If Delaware follows the lead of states like New Jersey, California, and Rhode Island, expect the state to argue that ammunition magazines aren’t protected by the Second Amendment in the first place, but even if they are then the 17-round capacity should more than satisfy self-defense needs, citing studies that show the average number of rounds fired in a self-defense situation is somewhere between two and four. Of course, our Second Amendment rights aren’t about ensuring our ability to defend ourselves in “average” circumstances only, and given the lack of historical analogues for the kind of capacity restrictions that Delaware has put in place, the state has an uphill battle ahead as it tries to defend the indefensible.
The next step in Graham v. Jennings is the state’s response, and then we’ll hopefully see briefings and oral arguments on the request for an injunction not long after. Meanwhile, other magazine ban challenges continue around the country, including Duncan v. Bonta in California; a case that the Supreme Court granted, vacated, and remanded back to the Ninth Circuit following the Court’s release of the Bruen opinion last summer. The Ninth Circuit has kicked that case all the way down to the U.S. District court of U.S. District Judge Roger Benitez, however, despite the fact that he previously declared the ban violates the Second Amendment and isn’t likely to reverse his decision now that the law is even harder to justify under the test spelled out by SCOTUS.

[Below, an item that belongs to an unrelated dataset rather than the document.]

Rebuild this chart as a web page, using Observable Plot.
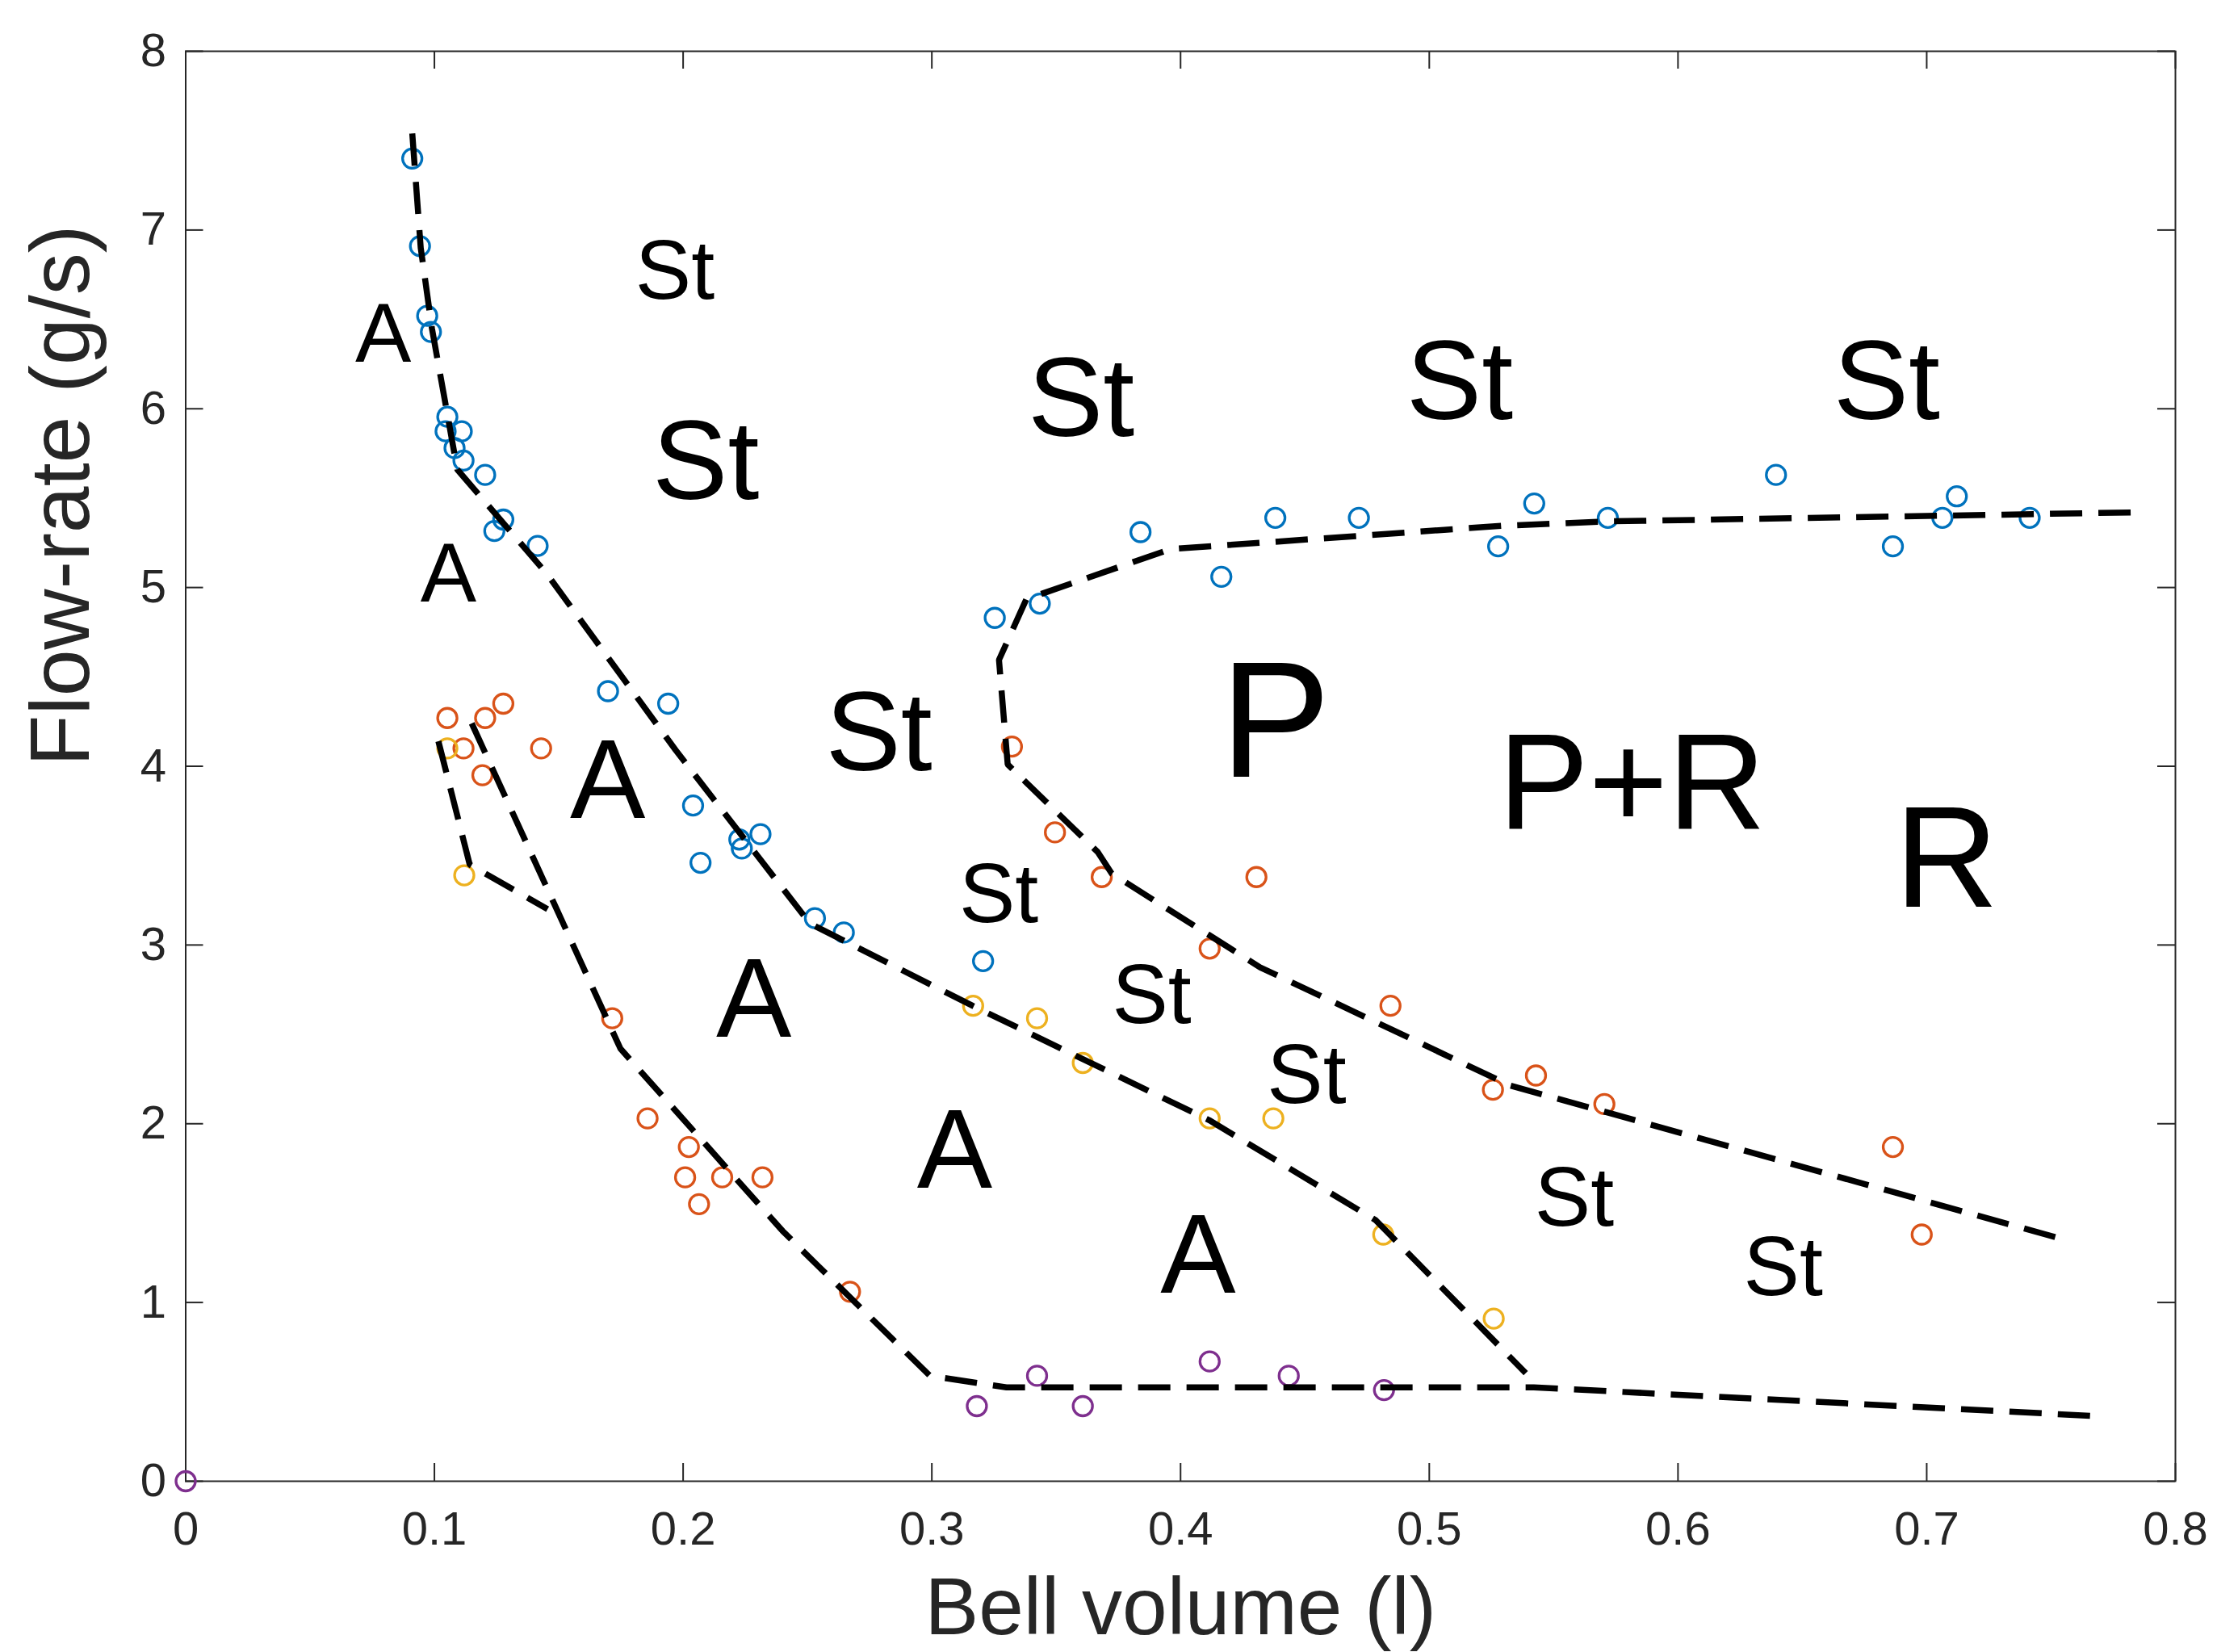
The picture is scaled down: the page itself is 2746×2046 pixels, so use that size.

As of Friday, Graham hasn’t been assigned a judge, but as long as the case is heard by one willing to give a fair reading of the text, history, and tradition of the right to keep and bear arms, I think they’ll have no choice but to find that the plaintiffs are likely to succeed on the merits because attempts to restrict the capacity of firearms is a modern development with no real analogue to be found in the Founding era or when the Fourteenth Amendment was ratified almost 80 years later, banning commonly-owned arms (or components) is protected by the Second Amendment, and Delaware’s law cannot be enforced against its citizens.